Gaultier Fellow Works to Improve Police Training, Create Think-Tank Guide

Duquesne Gaultier Fellow Dr. Norm Conti has been using his faculty award to not only create a think tank related to the criminal justice system but to develop a how-to manual for other service-learning faculty and students interested in furthering their community work.

Dr. Norm Conti

Conti, associate professor in the sociology department and the Graduate Center for Social and Public Policy, received the Gaultier Fellowship in 2013 to deepen community-engaged aspects of his teaching and research. In the 2013-2014 academic year, 65 service-learning courses were offered, with more than 40 faculty members and 120 community partners leading 1,700-plus students through the service-learning process, according to Dr. Lina Dostilio, director of academic community engagement. Increasingly, students and communities want to stay involved beyond the semester, and think tanks like Conti’s could provide a framework for that continued involvement.

Conti has been involved with the national Inside-Out program since 2007, taking sociology classes behind bars and simultaneously teaching conventional college students and those who are incarcerated. The class provides opportunity to learn about barriers, stereotypes and universal aspects of humanity.

Building on this experience, Conti has continued weekly meetings this past year with seven men in the State Correctional Institution of Pittsburgh. Next summer, he plans to institute a training program with 15 police officers and 15 incarcerated men.

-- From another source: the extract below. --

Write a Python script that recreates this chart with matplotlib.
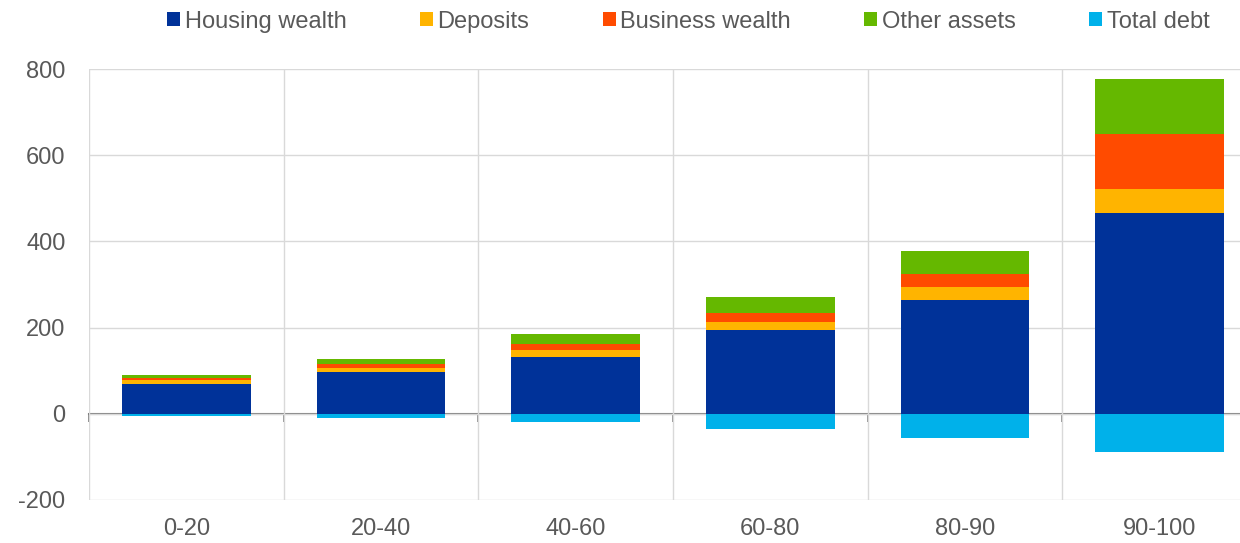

“Some men are facing life sentences, so they see themselves as having a certain responsibility,” Conti said. “They are pushing back against a culture of crime from prison.”

Their interests intersect with those of officers wanting to do good in the community and keeping families, often in high-crime neighborhoods, safe. “These officers are the same sort of guys as men on the inside: they’re masculine, aggressive and they want status,” Conti said.

The officers are open to training sessions with those who have crossed the law, and prison administrators support the initiative, said Conti. He views the project as incorporating the Spiritan mission of serving those who are underserved and hopes the project can impact police training across the country.

“This program provides an authentic relationship with those who are marginalized,” Conti said. “The voices of these men are increasing and, hopefully, will become increasingly present in society.

“We have to recognize our shared humanity, both theirs and ours,” he said. “There is a sense of transformation in seeing others and ourselves differently.”